Going back to his roots, he changed the name to Milito’s, a nickname given to him by his father and the name that most knew him as.
From the biscotti, to the pasta, to the sauces, everything at Milito’s is homemade with a flavor full of care and artistry.
As prospective diner’s walk into the restaurant, they’re treated to hints of old-world Italy. Fine wines line the walls and are perched next to masks fit for a masquerade ball. The décor creates a picturesque setting topped off by a hanging Mona Lisa, who may or may not be a bit envious of diners’ delights.
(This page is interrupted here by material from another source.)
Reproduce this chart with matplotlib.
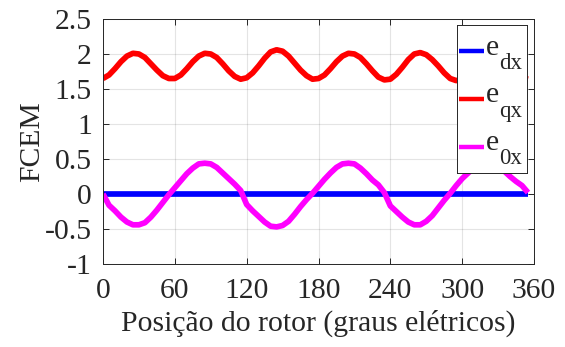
import numpy as np
import matplotlib
matplotlib.use("Agg")
from matplotlib import pyplot as plt

plt.rcParams['font.family'] = ['Liberation Serif', 'DejaVu Serif']

# rotor position (electrical degrees)
theta = list(range(0, 360, 5))

e_dx = [0.0] * len(theta)

e_qx = [1.65, 1.70, 1.79, 1.89, 1.97, 2.01, 2.00, 1.95, 1.86, 1.77, 1.69, 1.65,
        1.65, 1.70, 1.79, 1.89, 1.97, 2.01, 2.00, 1.95, 1.86, 1.76, 1.68, 1.64,
        1.66, 1.73, 1.83, 1.94, 2.03, 2.06, 2.04, 1.97, 1.87, 1.77, 1.69, 1.64,
        1.65, 1.70, 1.79, 1.89, 1.97, 2.01, 2.00, 1.95, 1.86, 1.76, 1.67, 1.63,
        1.64, 1.71, 1.81, 1.92, 2.00, 2.02, 1.99, 1.92, 1.83, 1.73, 1.65, 1.62,
        1.64, 1.71, 1.81, 1.91, 1.98, 2.01, 1.99, 1.92, 1.82, 1.72, 1.66, 1.64]

e_0x = [0.00, -0.16, -0.24, -0.33, -0.40, -0.44, -0.44, -0.41, -0.33, -0.23, -0.12, -0.01,
        0.09, 0.19, 0.29, 0.37, 0.43, 0.44, 0.43, 0.38, 0.30, 0.22, 0.14, 0.05,
        -0.15, -0.24, -0.32, -0.40, -0.46, -0.47, -0.45, -0.39, -0.29, -0.18, -0.08, 0.01,
        0.11, 0.21, 0.30, 0.38, 0.43, 0.44, 0.43, 0.37, 0.29, 0.20, 0.13, 0.02,
        -0.17, -0.25, -0.33, -0.40, -0.44, -0.44, -0.39, -0.31, -0.20, -0.09, 0.01, 0.12,
        0.22, 0.30, 0.38, 0.43, 0.45, 0.44, 0.40, 0.33, 0.25, 0.18, 0.12, 0.02]

series_names = ['e', 'e', 'e']
series_subs = ['dx', 'qx', '0x']
series_colors = ['#0000ff', '#ff0000', '#ff00ff']

xticks = [0, 60, 120, 180, 240, 300, 360]
yticks = [-1, -0.5, 0, 0.5, 1, 1.5, 2, 2.5]
ytick_labels = ['-1', '-0.5', '0', '0.5', '1', '1.5', '2', '2.5']

W, H = 565, 347
fs = 21.3
ink = '#262626'

fig = plt.figure(figsize=(W / 100, H / 100), dpi=100)
ax = fig.add_axes([103/W, 1 - 264/H, (534 - 103)/W, (264 - 19)/H])

for vals, c in zip([e_dx, e_qx, e_0x], series_colors):
    ax.plot(theta, vals, color=c, lw=4.1, solid_capstyle='butt')

ax.set_xlim(0, 360)
ax.set_ylim(-1, 2.5)
ax.set_xticks(xticks)
ax.set_yticks(yticks)
ax.set_yticklabels(ytick_labels)
ax.grid(True, color=ink, alpha=0.12, lw=0.8)
ax.tick_params(direction='in', top=True, right=True, labelsize=fs,
               colors=ink, length=4, width=0.7)
ax.tick_params(axis='x', pad=10)
ax.tick_params(axis='y', pad=8)
for s in ax.spines.values():
    s.set_color(ink)
    s.set_linewidth(0.7)

ax.set_xlabel('Posição do rotor (graus elétricos)', fontsize=fs, color=ink, labelpad=4)
ax.set_ylabel('FCEM', fontsize=fs, color=ink, labelpad=0)

# legend box drawn on its own small axes, in pixel units
lg = fig.add_axes([456.5/W, 1 - 173.3/H, (527 - 456.5)/W, (173.3 - 25.3)/H])
lg.set_xlim(456.5, 527)
lg.set_ylim(173.3, 25.3)
lg.set_xticks([])
lg.set_yticks([])
for s in lg.spines.values():
    s.set_color(ink)
    s.set_linewidth(0.7)

row_y = [51.3, 98.9, 146.7]
for name, sub, c, y in zip(series_names, series_subs, series_colors, row_y):
    lg.plot([458.5, 484], [y, y], color=c, lw=3.2, solid_capstyle='butt')
    lg.text(485.5, y + 3.3, name, fontsize=fs, color=ink, va='baseline', ha='left')
    lg.text(499, y + 17.8, sub, fontsize=16.5, color=ink, va='baseline', ha='left')

fig.savefig('out.png', dpi=100)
To start, the antipasti combination of Lamb Arrosticini ($10.95) and Grilled Calamari ($13.95) is a strong starter to any meal as a unique union of land and sea. The lamb skewers are flavored with garlic, olive oil, salt, pepper and rosemary, while the calamari is coated with garlic-seasoned breadcrumbs and paired with assorted squash. The lamb is tender and well-portioned, and hits the diner with a zesty finish courtesy of the lemon spritz. The calamari is grilled to perfection, and enhanced with a tasty, sultry flavor from the garlic.
Up next, the Cavatelli Foresteria ($16.95) is a hallmark of fine, homemade pasta that truly exemplifies Italian comfort food. The homemade cavatelli is paired with deliciously earthy mushrooms, chunks of prosciutto and mascarpone cheese in a light brown sauce. Topped with freshly ground black pepper, the occasional peppercorn adds an exuberance to a deeply satisfying dish.
The Prosciutto Wrapped Monkfish ($30.95) featured medallions of Atlantic monkfish wrapped with prosciutto sauteed in a lemon, white wine herb sauce with spinach. The hearty texture of the monkfish is reminiscent of lobster, and takes in the medley of herbal flavors of the dish. It’s all wrapped in a slice of prosciutto that will make any diner’s mouth water.
As for the Veal Carciofi ($19.99), the dish brings together veal scallopini sauteed topped with artichokes and sun-dried tomatoes in a lemon white wine sauce with almonds. The veal is almost buttery, and shines through with a bold citrus tones that just might send your tastebuds on a trip into a savory paradise.
To top it all off, the homemade Napoleon cake serves as a delicious take on the French dessert. It features an especially flakey and puffy crust that’s an ideal backdrop for the freshly whipped cream. Topped with a raspberry drizzle, paired with strawberries and raspberries, the pastry’s richness is accented with bursts of fruity freshness.